• [STATED GOAL]: The required output is the block of lines from the line with "Write a Python" to the line with "from matplotlib.ticker import MultipleLocator", endpoints included and pictures omitted.

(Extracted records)
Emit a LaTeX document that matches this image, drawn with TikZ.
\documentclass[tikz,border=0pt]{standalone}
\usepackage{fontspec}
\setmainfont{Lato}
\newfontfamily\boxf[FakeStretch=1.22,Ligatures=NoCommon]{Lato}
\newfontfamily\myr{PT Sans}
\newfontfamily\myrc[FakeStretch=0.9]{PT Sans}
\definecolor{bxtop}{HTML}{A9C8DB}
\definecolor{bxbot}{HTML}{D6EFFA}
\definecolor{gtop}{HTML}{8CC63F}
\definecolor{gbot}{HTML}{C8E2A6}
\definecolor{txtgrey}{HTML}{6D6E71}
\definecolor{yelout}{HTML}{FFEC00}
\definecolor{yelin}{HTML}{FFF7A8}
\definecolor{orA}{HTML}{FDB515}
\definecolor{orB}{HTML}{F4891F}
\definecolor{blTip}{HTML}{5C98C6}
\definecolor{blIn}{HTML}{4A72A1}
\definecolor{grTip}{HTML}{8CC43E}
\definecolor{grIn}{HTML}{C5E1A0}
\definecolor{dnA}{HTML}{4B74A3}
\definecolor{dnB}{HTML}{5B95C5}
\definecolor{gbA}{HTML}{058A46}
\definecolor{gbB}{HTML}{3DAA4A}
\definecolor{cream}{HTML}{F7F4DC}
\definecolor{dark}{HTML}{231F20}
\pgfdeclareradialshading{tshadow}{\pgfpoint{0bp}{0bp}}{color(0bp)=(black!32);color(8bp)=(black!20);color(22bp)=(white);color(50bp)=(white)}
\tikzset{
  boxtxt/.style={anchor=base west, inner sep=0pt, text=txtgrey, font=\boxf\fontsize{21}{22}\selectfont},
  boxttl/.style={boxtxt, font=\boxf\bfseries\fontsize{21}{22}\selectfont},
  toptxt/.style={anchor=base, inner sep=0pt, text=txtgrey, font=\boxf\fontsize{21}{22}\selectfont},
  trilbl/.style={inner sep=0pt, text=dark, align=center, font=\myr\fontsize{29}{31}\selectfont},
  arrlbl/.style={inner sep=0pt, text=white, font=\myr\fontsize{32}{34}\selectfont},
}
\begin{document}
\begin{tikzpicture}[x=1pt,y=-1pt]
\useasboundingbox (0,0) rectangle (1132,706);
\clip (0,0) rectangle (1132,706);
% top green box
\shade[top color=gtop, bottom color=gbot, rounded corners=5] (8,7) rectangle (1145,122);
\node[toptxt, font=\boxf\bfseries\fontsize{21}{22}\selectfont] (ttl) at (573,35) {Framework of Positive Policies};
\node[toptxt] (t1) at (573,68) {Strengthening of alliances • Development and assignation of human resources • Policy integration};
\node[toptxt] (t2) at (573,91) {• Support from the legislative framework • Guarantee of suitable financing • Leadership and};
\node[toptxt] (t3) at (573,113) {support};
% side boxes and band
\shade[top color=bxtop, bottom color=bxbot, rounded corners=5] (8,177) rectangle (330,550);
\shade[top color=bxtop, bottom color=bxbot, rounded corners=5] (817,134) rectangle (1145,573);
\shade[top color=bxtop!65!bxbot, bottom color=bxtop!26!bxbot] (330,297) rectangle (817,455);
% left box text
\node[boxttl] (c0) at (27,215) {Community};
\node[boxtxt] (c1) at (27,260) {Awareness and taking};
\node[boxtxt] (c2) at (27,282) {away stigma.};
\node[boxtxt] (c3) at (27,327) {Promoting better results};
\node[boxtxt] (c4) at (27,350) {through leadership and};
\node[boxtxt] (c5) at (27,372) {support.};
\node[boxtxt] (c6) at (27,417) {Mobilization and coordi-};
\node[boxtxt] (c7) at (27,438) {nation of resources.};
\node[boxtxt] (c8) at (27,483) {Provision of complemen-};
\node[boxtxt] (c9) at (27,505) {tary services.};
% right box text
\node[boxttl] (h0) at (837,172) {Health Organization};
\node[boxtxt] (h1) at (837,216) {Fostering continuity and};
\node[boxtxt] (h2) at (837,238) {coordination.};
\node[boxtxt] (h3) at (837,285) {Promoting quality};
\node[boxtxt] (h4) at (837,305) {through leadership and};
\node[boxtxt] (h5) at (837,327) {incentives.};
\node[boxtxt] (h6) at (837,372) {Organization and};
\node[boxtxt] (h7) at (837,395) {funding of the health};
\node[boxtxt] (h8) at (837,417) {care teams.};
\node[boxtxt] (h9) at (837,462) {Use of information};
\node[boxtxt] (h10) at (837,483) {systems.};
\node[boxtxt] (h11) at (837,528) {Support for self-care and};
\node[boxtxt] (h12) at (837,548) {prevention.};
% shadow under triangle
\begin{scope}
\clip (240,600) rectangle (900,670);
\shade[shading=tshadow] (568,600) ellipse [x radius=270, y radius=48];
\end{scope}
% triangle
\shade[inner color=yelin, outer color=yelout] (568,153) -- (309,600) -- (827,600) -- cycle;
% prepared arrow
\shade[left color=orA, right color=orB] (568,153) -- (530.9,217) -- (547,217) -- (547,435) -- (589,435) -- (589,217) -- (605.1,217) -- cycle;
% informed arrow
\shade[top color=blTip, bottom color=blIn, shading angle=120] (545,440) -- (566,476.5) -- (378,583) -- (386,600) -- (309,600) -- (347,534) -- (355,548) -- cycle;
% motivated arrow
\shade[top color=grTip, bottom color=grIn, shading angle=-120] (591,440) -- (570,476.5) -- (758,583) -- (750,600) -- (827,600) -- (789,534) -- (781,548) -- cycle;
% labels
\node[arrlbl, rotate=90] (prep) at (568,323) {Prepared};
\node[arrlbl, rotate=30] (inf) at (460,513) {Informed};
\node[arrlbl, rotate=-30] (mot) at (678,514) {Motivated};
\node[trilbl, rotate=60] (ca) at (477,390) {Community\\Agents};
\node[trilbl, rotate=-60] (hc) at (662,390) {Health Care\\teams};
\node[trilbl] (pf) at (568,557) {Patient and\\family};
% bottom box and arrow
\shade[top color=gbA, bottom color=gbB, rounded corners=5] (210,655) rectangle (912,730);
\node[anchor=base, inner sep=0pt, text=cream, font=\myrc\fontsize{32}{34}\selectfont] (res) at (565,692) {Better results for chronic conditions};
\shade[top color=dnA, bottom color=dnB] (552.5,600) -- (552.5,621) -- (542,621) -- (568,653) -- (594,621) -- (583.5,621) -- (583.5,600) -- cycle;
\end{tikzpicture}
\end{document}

* * *

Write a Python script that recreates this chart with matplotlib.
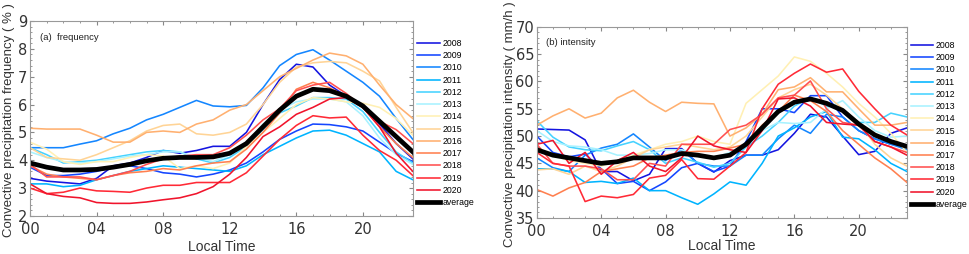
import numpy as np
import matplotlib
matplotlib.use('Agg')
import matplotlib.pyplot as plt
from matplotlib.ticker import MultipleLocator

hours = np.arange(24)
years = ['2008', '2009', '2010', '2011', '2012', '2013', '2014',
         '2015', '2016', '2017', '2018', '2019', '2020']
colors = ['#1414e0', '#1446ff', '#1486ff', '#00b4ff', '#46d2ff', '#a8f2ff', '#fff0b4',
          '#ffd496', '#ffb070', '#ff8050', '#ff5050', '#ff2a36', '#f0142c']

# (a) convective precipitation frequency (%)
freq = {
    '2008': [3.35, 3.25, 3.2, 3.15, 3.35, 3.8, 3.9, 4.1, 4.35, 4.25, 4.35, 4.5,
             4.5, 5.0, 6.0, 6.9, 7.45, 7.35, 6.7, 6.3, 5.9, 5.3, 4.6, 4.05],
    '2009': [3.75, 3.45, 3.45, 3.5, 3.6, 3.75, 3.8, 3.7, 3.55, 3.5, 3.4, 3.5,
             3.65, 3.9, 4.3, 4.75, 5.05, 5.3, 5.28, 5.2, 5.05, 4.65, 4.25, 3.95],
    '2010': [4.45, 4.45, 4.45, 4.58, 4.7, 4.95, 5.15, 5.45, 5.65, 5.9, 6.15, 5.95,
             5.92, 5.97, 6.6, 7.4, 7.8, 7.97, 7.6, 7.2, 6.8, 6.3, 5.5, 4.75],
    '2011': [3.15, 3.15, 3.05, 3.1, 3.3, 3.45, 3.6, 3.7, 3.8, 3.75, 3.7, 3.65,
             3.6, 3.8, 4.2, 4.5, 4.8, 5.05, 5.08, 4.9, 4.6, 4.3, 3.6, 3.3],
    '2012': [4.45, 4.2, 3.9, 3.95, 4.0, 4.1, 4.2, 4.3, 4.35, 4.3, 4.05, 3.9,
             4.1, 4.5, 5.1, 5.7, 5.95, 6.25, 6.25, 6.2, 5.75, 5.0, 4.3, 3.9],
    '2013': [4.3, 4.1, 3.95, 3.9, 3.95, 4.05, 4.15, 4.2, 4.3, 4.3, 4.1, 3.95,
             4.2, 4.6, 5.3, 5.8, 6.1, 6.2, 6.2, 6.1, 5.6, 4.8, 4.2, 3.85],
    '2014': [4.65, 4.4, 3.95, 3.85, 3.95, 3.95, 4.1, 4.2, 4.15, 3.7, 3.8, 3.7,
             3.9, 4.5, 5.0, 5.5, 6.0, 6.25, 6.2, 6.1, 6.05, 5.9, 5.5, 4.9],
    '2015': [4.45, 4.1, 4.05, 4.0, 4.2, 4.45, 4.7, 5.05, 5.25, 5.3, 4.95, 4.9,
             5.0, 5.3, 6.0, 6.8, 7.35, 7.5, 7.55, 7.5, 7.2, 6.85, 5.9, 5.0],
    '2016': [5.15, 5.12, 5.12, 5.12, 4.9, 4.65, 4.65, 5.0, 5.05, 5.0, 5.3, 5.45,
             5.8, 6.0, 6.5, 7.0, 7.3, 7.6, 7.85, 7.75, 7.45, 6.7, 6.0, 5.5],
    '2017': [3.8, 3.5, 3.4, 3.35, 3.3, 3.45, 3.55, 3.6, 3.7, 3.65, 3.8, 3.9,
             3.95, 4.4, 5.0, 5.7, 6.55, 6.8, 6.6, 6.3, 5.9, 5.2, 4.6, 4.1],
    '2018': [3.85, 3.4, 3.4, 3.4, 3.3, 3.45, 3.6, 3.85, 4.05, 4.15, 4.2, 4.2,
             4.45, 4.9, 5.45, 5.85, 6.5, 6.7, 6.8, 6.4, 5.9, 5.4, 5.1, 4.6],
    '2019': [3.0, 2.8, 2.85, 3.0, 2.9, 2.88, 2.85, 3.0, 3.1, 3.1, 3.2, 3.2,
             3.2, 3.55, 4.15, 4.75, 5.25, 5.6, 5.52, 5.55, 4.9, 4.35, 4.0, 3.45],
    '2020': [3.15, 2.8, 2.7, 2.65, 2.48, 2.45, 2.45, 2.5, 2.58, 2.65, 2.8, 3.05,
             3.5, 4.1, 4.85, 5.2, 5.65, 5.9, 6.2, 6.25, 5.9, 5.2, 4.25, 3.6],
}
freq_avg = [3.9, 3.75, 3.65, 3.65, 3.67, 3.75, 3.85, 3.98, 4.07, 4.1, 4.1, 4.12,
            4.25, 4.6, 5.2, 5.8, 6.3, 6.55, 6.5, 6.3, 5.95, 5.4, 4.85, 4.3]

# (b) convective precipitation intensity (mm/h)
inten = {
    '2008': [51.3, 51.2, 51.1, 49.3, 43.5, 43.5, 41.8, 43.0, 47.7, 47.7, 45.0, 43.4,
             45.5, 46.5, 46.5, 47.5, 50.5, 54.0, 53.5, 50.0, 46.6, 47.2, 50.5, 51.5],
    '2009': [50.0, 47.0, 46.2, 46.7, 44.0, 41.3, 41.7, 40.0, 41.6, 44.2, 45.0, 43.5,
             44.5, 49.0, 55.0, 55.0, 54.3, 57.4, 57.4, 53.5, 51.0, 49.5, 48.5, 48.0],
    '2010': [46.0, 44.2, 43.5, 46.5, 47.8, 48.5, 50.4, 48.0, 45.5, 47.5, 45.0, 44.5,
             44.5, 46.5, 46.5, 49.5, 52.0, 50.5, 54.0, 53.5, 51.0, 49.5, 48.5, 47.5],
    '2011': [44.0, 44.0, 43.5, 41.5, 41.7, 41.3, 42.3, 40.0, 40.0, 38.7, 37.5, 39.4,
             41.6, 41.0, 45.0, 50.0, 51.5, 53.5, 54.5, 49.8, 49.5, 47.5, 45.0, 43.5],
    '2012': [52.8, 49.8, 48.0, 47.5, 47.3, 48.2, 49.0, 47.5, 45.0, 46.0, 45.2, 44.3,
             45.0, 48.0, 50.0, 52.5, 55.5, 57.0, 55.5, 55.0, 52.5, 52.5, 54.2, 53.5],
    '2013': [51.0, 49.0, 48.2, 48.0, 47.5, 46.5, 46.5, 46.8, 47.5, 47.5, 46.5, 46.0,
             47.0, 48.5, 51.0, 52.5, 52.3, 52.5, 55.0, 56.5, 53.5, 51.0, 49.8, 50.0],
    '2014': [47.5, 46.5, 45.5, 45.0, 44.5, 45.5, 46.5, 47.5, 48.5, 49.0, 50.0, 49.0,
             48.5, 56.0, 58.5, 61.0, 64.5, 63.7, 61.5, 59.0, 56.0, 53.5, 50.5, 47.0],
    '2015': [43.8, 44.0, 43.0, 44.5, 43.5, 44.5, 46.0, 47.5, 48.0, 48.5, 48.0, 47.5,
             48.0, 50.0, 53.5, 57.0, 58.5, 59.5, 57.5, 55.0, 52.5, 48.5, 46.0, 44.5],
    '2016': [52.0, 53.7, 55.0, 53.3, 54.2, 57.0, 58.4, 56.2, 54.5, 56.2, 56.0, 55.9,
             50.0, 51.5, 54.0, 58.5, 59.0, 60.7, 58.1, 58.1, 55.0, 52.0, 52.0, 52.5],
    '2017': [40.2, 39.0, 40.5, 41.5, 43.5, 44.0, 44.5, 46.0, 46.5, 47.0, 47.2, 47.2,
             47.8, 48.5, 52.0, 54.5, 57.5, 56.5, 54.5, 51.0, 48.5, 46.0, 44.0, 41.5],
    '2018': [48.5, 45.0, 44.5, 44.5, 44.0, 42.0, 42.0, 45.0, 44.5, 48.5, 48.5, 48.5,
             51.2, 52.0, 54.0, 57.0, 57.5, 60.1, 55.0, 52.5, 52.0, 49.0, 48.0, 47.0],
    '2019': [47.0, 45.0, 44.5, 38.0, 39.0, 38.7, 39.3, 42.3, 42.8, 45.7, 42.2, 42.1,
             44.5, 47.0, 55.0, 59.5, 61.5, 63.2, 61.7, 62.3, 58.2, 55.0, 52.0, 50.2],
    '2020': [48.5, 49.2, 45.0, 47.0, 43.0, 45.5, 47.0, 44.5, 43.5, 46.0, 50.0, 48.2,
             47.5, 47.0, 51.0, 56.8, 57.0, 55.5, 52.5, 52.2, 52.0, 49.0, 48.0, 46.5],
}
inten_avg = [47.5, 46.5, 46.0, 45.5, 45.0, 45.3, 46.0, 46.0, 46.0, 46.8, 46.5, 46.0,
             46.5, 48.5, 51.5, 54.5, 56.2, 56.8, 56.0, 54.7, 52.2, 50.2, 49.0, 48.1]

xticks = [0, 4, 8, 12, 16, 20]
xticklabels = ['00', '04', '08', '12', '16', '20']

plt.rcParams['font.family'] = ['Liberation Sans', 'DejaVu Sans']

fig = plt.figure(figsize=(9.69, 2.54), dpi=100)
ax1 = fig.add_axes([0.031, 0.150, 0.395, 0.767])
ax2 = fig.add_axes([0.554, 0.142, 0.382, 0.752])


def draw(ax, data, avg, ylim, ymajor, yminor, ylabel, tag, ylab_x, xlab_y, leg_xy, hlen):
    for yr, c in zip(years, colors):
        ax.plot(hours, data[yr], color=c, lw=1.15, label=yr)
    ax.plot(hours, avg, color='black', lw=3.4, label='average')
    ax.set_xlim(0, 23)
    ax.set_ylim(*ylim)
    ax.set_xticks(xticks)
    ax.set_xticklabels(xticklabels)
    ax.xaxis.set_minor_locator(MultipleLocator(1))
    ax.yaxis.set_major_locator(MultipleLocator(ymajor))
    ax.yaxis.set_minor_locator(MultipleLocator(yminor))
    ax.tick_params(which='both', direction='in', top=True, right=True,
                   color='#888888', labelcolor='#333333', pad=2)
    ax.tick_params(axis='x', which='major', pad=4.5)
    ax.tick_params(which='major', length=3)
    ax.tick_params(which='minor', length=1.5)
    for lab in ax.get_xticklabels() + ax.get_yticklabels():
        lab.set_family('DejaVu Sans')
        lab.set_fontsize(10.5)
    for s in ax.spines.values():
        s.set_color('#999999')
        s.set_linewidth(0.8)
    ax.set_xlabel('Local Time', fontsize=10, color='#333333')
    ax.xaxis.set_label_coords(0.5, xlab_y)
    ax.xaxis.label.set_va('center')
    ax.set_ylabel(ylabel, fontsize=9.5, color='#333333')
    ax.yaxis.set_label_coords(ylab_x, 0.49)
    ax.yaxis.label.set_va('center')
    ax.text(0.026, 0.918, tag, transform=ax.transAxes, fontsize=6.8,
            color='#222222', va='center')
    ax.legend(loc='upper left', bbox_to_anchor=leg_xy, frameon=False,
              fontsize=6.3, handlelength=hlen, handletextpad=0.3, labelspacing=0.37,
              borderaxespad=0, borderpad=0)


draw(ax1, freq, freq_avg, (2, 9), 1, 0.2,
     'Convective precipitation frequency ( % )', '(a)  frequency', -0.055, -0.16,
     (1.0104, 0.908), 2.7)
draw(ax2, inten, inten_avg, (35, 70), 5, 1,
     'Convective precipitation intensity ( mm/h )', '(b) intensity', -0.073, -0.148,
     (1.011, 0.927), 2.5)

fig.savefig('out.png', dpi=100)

--

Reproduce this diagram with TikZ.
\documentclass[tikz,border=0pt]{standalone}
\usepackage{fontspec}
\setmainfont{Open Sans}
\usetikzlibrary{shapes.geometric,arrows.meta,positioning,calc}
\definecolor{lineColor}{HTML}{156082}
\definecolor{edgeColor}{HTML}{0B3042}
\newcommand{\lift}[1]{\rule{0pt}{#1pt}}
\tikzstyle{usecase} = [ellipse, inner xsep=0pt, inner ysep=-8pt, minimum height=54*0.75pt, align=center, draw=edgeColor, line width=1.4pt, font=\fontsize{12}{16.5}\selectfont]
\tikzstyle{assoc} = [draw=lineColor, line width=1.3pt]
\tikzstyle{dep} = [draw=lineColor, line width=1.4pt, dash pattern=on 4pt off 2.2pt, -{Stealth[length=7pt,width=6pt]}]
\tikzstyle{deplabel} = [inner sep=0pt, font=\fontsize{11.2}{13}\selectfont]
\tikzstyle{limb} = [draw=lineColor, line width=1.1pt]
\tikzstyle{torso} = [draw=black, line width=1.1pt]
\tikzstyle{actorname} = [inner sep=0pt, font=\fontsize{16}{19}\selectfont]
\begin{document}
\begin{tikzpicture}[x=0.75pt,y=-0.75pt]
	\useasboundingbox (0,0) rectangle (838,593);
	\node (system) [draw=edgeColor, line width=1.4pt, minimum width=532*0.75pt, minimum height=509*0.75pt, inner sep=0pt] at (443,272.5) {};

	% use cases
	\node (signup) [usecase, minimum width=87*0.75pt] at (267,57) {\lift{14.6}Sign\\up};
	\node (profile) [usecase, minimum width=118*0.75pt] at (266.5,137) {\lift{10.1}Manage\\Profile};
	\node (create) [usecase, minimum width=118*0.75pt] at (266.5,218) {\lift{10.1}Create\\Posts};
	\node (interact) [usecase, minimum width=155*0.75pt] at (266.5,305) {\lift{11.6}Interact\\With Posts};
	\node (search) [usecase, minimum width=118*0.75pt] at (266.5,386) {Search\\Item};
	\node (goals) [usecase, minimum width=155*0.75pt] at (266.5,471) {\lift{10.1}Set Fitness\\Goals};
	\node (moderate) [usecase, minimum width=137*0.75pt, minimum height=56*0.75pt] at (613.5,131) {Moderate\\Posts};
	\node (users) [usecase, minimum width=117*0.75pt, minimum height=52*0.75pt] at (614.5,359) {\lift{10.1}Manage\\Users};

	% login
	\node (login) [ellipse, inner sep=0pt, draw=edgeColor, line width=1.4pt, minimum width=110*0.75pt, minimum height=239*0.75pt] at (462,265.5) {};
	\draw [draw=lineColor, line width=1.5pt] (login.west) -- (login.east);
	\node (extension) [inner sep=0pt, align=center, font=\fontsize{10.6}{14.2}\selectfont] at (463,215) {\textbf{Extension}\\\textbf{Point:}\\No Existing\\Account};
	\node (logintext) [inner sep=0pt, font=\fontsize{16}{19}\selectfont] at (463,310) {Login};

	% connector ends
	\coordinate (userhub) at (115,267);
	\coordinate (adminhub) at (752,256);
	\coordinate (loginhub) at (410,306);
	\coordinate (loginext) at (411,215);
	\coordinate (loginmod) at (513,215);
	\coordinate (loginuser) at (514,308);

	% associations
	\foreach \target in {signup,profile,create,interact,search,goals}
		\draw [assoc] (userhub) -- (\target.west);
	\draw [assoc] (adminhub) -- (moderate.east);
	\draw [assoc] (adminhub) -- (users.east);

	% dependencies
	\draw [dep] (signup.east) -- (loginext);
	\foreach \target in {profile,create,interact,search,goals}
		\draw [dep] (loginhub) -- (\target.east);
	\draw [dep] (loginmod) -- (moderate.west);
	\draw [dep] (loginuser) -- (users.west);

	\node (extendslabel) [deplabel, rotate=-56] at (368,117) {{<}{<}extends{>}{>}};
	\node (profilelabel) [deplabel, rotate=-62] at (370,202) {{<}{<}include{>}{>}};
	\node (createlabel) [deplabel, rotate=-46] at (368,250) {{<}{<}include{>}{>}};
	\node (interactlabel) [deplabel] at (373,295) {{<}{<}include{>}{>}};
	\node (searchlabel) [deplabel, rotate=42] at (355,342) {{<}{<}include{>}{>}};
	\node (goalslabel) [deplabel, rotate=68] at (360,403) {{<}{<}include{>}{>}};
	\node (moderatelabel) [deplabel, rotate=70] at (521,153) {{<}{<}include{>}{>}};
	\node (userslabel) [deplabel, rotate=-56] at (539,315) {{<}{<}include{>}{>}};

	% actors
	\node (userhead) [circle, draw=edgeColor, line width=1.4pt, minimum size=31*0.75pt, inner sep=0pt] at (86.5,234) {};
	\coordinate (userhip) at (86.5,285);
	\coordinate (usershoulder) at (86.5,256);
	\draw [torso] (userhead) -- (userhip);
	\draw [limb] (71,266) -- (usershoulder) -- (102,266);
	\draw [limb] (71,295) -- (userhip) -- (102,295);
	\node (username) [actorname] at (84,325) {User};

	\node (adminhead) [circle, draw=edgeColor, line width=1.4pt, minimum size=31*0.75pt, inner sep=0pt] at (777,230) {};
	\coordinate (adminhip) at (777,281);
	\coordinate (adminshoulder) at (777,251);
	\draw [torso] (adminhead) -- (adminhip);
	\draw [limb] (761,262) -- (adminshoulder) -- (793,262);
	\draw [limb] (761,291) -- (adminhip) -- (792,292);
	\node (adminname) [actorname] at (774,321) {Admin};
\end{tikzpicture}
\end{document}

• [RESPONSE]:
Write a Python script that recreates this chart with matplotlib.
import numpy as np
import matplotlib
matplotlib.use('Agg')
import matplotlib.pyplot as plt
from matplotlib.ticker import MultipleLocator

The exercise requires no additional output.